Without Remorse tilts towards being a John Wick-style thriller, but it’s not really that movie, and it seems like the screenwriters realized that by the second act. You’d be forgiven if you thought the film would go down that path as Kelly suffers a serious trauma and is a trained killer with apparently bottomless resources (at one point he is able to somehow procure a tow truck, which he then uses to ram a diplomat’s car), but Without Remorse is not about a solo mission because that’s not really the Clancy style. A Clancy narrative tends to have a lot of moving parts with a hero discovering what’s going on as the story progresses. You can’t really celebrate the special forces if Kelly is going rogue and doing his own thing, so the film tries to split the difference by having Kelly go rogue in the first half before joining up with a special forces team in the second half.

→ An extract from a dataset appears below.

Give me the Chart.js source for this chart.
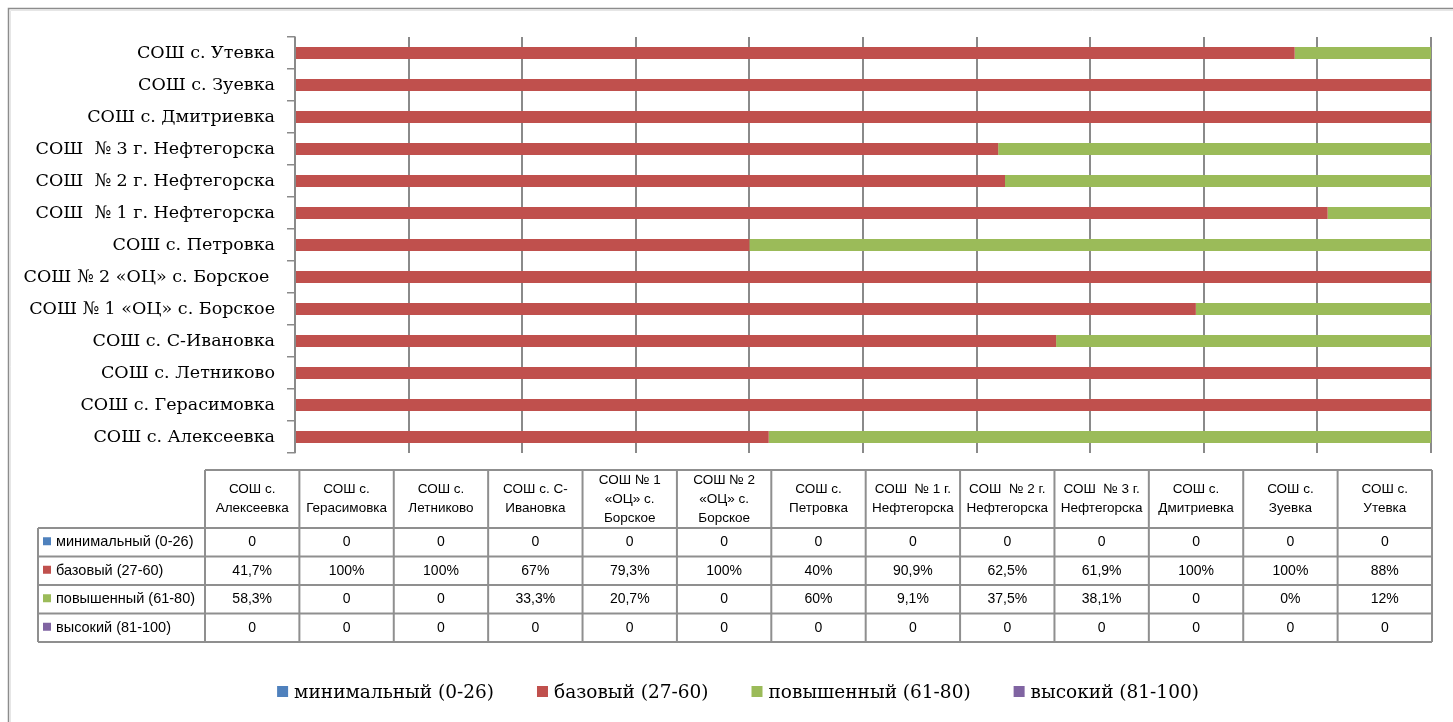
<!DOCTYPE html>
<html>
<head>
<meta charset="utf-8">
<script src="https://cdn.jsdelivr.net/npm/chart.js@4/dist/chart.umd.min.js"></script>
<style>
  html, body { margin: 0; padding: 0; background: #ffffff; }
  #wrap { position: relative; width: 1453px; height: 722px; }
</style>
</head>
<body>
<div id="wrap"><canvas id="c" width="1453" height="722"></canvas></div>
<script>
// ---- data ----
const categories = [
  'СОШ с. Алексеевка',
  'СОШ с. Герасимовка',
  'СОШ с. Летниково',
  'СОШ с. С-Ивановка',
  'СОШ № 1 «ОЦ» с. Борское',
  'СОШ № 2 «ОЦ» с. Борское ',
  'СОШ с. Петровка',
  'СОШ  № 1 г. Нефтегорска',
  'СОШ  № 2 г. Нефтегорска',
  'СОШ  № 3 г. Нефтегорска',
  'СОШ с. Дмитриевка',
  'СОШ с. Зуевка',
  'СОШ с. Утевка'
];
const tableHeaders = [
  ['СОШ с.', 'Алексеевка'],
  ['СОШ с.', 'Герасимовка'],
  ['СОШ с.', 'Летниково'],
  ['СОШ с. С-', 'Ивановка'],
  ['СОШ № 1', '«ОЦ» с.', 'Борское'],
  ['СОШ № 2', '«ОЦ» с.', 'Борское'],
  ['СОШ с.', 'Петровка'],
  ['СОШ  № 1 г.', 'Нефтегорска'],
  ['СОШ  № 2 г.', 'Нефтегорска'],
  ['СОШ  № 3 г.', 'Нефтегорска'],
  ['СОШ с.', 'Дмитриевка'],
  ['СОШ с.', 'Зуевка'],
  ['СОШ с.', 'Утевка']
];
const seriesNames = ['минимальный (0-26)', 'базовый (27-60)', 'повышенный (61-80)', 'высокий (81-100)'];
const minimalText  = ['0','0','0','0','0','0','0','0','0','0','0','0','0'];
const baseText     = ['41,7%','100%','100%','67%','79,3%','100%','40%','90,9%','62,5%','61,9%','100%','100%','88%'];
const elevatedText = ['58,3%','0','0','33,3%','20,7%','0','60%','9,1%','37,5%','38,1%','0','0%','12%'];
const highText     = ['0','0','0','0','0','0','0','0','0','0','0','0','0'];
const seriesColors = ['#4F81BD', '#C0504D', '#9BBB59', '#8064A2'];

const toNum = s => parseFloat(s.replace('%', '').replace(',', '.'));
const seriesText = [minimalText, baseText, elevatedText, highText];

// ---- layout constants ----
const PLOT_LEFT = 295, PLOT_RIGHT = 1431, PLOT_TOP = 37, PLOT_BOTTOM = 453;
const W = 1453, H = 722;
const GRID = '#8a8a8a';
const SERIF = '"DejaVu Serif", "Liberation Serif", serif';
const SANS = '"Liberation Sans", Arial, sans-serif';

const framePlugin = {
  id: 'frame',
  beforeDraw(chart) {
    const ctx = chart.ctx;
    ctx.save();
    ctx.fillStyle = '#fff';
    ctx.fillRect(0, 0, W, H);
    ctx.strokeStyle = '#8c8c8c';
    ctx.lineWidth = 1.5;
    ctx.beginPath();
    ctx.moveTo(8.5, H);
    ctx.lineTo(8.5, 8.5);
    ctx.lineTo(W, 8.5);
    ctx.stroke();
    ctx.strokeStyle = '#e6e6e6';
    ctx.lineWidth = 1;
    ctx.beginPath();
    ctx.moveTo(10.5, H);
    ctx.lineTo(10.5, 10.5);
    ctx.lineTo(W, 10.5);
    ctx.stroke();
    ctx.restore();
  }
};

const tablePlugin = {
  id: 'dataTable',
  afterDraw(chart) {
    const ctx = chart.ctx;
    const n = chart.data.labels.length;
    const rowHeadLeft = 38, colLeft = 205, colRight = 1432;
    const colW = (colRight - colLeft) / n;
    const headTop = 470, headBottom = 528, rowH = 28.5;
    const nRows = chart.data.datasets.length;
    const tableBottom = headBottom + nRows * rowH;
    ctx.save();
    // header text
    ctx.fillStyle = '#000';
    ctx.font = '13.5px ' + SANS;
    ctx.textAlign = 'center';
    ctx.textBaseline = 'middle';
    tableHeaders.forEach((lines, i) => {
      const cx = colLeft + colW * (i + 0.5);
      const lh = 19;
      const cy = (headTop + headBottom) / 2;
      const y0 = cy - (lines.length - 1) * lh / 2;
      lines.forEach((t, k) => ctx.fillText(t, cx, y0 + k * lh));
    });
    // rows
    chart.data.datasets.forEach((ds, r) => {
      const cy = headBottom + rowH * (r + 0.5);
      ctx.fillStyle = ds.backgroundColor;
      ctx.fillRect(43, cy - 5, 8, 8);
      ctx.fillStyle = '#000';
      ctx.textAlign = 'left';
      ctx.font = '14.5px ' + SANS;
      ctx.fillText(ds.label, 56, cy);
      ctx.textAlign = 'center';
      ctx.font = '14px ' + SANS;
      seriesText[r].forEach((t, i) => {
        ctx.fillText(t, colLeft + colW * (i + 0.5), cy);
      });
    });
    // grid lines
    ctx.strokeStyle = '#8f8f8f';
    ctx.lineWidth = 2;
    ctx.beginPath();
    ctx.moveTo(colLeft, headTop); ctx.lineTo(colRight, headTop);
    for (let i = 0; i <= n; i++) {
      const x = colLeft + colW * i;
      ctx.moveTo(x, headTop); ctx.lineTo(x, tableBottom);
    }
    ctx.moveTo(rowHeadLeft, headBottom); ctx.lineTo(rowHeadLeft, tableBottom);
    for (let r = 0; r <= nRows; r++) {
      const y = headBottom + rowH * r;
      ctx.moveTo(rowHeadLeft, y); ctx.lineTo(colRight, y);
    }
    ctx.stroke();
    ctx.restore();
  }
};

const legendPlugin = {
  id: 'bottomLegend',
  afterDraw(chart) {
    const ctx = chart.ctx;
    ctx.save();
    ctx.font = '18.5px ' + SERIF;
    ctx.textBaseline = 'middle';
    const box = 11, gapBox = 6, gapItem = 43;
    const items = chart.data.datasets.map(ds => ({ label: ds.label, color: ds.backgroundColor, w: ctx.measureText(ds.label).width }));
    let total = 0;
    items.forEach((it, i) => { total += box + gapBox + it.w + (i < items.length - 1 ? gapItem : 0); });
    let x = 738 - total / 2;
    const cy = 692;
    items.forEach(it => {
      ctx.fillStyle = it.color;
      ctx.fillRect(x, cy - 6, box, box);
      ctx.fillStyle = '#000';
      ctx.fillText(it.label, x + box + gapBox, cy + 1);
      x += box + gapBox + it.w + gapItem;
    });
    ctx.restore();
  }
};

const datasets = seriesNames.map((name, k) => ({
  label: name,
  data: seriesText[k].map(toNum),
  backgroundColor: seriesColors[k],
  borderWidth: 0,
  barPercentage: 0.375,
  categoryPercentage: 1.0
}));

new Chart(document.getElementById('c'), {
  type: 'bar',
  data: { labels: categories, datasets },
  plugins: [framePlugin, tablePlugin, legendPlugin],
  options: {
    indexAxis: 'y',
    responsive: false,
    animation: false,
    events: [],
    layout: { padding: { left: 0, right: W - PLOT_RIGHT, top: PLOT_TOP, bottom: H - PLOT_BOTTOM } },
    plugins: { legend: { display: false }, tooltip: { enabled: false } },
    scales: {
      x: {
        stacked: true,
        min: 0, max: 100,
        ticks: { display: false, stepSize: 10 },
        grid: { color: GRID, lineWidth: 2, drawTicks: false },
        border: { display: false },
        afterFit(s) { s.height = 0; }
      },
      y: {
        stacked: true,
        reverse: true,
        ticks: { color: '#000', font: { family: SERIF, size: 17.5 }, padding: 12 },
        grid: { drawOnChartArea: false, drawTicks: true, tickLength: 8, color: GRID, lineWidth: 1.5, offset: true },
        border: { display: true, color: GRID, width: 1.5 },
        afterFit(s) { s.width = PLOT_LEFT; }
      }
    }
  }
});
</script>
</body>
</html>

This odd structure leaves the Kelly character a bit adrift. On the one hand, he’s a bad-ass, and it’s very easy to buy Jordan as a bad-ass. However, the character is far too basic for an actor of Jordan’s talent, and it’s a bit disappointing to take such a talented actor and deprive him of any motivation beyond revenge and grief. I suppose it’s nice that Jordan gets an action hero to call his own, but as an origin story (Clancy fans know what’s coming for Kelly and how he connects to future works in the “Ryan-verse”) Without Remorse is fairly weak since Kelly has a mission but not a character arc. The film basically exists for Jordan to do cool tactical special forces stuff, and if that’s all you want from this movie, you’ll likely be satisfied. But for those who love Jordan’s range, Without Remorse never offers much of an acting challenge.

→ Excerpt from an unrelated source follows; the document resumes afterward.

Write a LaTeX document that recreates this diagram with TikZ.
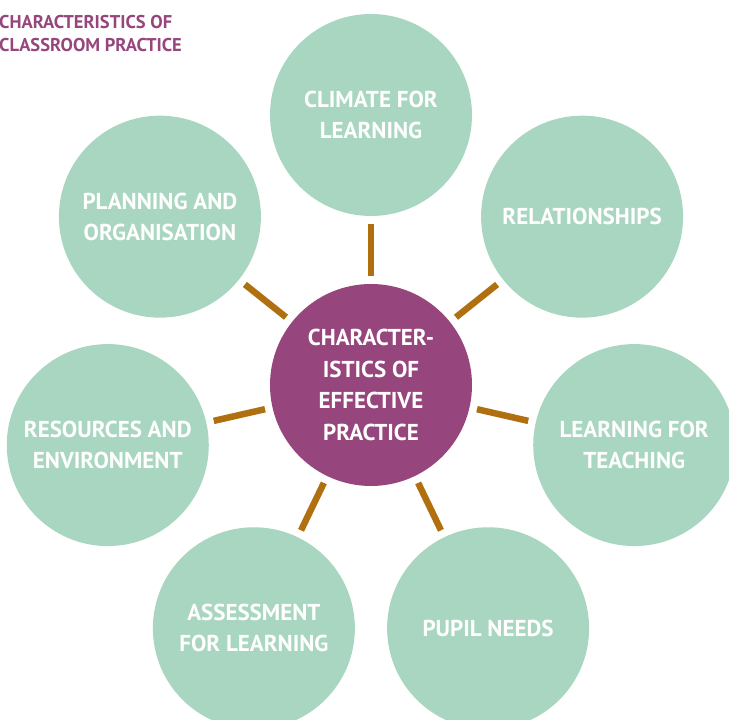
\documentclass[tikz,border=0pt]{standalone}
\usepackage{fontspec}
\setmainfont{PT Sans}
\usetikzlibrary{calc}

\definecolor{mint}{RGB}{169,214,192}
\definecolor{plum}{RGB}{150,70,124}
\definecolor{rust}{RGB}{176,112,16}

\tikzset{
  hub/.style={circle, fill=plum, minimum size=202pt, inner sep=0pt,
    text=white, align=center, font=\bfseries\fontsize{23}{31.5}\selectfont},
  petal/.style={circle, fill=mint, minimum size=202pt, inner sep=0pt,
    text=white, align=center, font=\bfseries\fontsize{23}{31}\selectfont},
  spoke/.style={draw=rust, line width=6.5pt, shorten >=7.5pt, shorten <=7.5pt},
  heading/.style={text=plum, align=left, inner sep=0pt,
    font=\bfseries\fontsize{18.5}{23.5}\selectfont}
}

\begin{document}
\begin{tikzpicture}[x=1pt, y=1pt]
      \useasboundingbox (0,0) rectangle (729,720);
      \clip (0,0) rectangle (729,720);

      \node[heading, anchor=north west] (heading) at (-1,705)
        {CHARACTERISTICS OF\\CLASSROOM PRACTICE};

      \node[hub] (centre) at (371,335) {CHARACTER-\\ISTICS OF\\EFFECTIVE\\PRACTICE};

      \node[petal] (climate) at ($(centre)+(90:270)$) {CLIMATE FOR\\LEARNING};
      \node[petal] (relation) at ($(centre)+(38.57:270)$) {RELATIONSHIPS};
      \node[petal] (learning) at ($(centre)+(-12.86:270)$) {LEARNING FOR\\TEACHING};
      \node[petal] (pupil) at ($(centre)+(-64.29:270)$) {PUPIL NEEDS};
      \node[petal] (assess) at ($(centre)+(-115.71:270)$) {ASSESSMENT\\FOR LEARNING};
      \node[petal] (resource) at ($(centre)+(192.86:270)$) {RESOURCES AND\\ENVIRONMENT};
      \node[petal] (planning) at ($(centre)+(141.43:270)$) {PLANNING AND\\ORGANISATION};

      \draw[spoke] (centre) -- (climate);
      \draw[spoke] (centre) -- (relation);
      \draw[spoke] (centre) -- (learning);
      \draw[spoke] (centre) -- (pupil);
      \draw[spoke] (centre) -- (assess);
      \draw[spoke] (centre) -- (resource);
      \draw[spoke] (centre) -- (planning);

\end{tikzpicture}
\end{document}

Jodie Turner-Smith and Michael B. Jordan in Without Remorse

Photo: Nadja Klier © 2020 Paramount Pictures

There’s also the Tom Clancy of it all with its unquestioning military celebration, and although it’s to the film’s credit that it at least raises the question of what it means for Black soldiers to fight for this country, Without Remorse is far more comfortable just letting the military be cool and then casting side-eye towards the CIA and government bureaucrats. It’s that the kind of odd paradox of cheering the military industrial complex while also condemning the machinery that keeps it running. The Clancy adaptations are typically a tightrope where you never want to be too jingoistic while also ultimately approving the supremacy of the U.S. military as a force for global order, and Without Remorse is of a piece with those stories. It may start from the place of a revenge-thriller, but its heart lies in the power of the U.S. military.

That kind of story isn’t really for me, but I understand the appeal, and Without Remorse tells it fairly well. Considering that the Jack Ryan series is already headed towards its third season, there’s clearly an audience for what Clancy created, and I imagine those fans will be satisfied by Sollima’s adaptation and even happier at what gets teased during the mid-credits scene.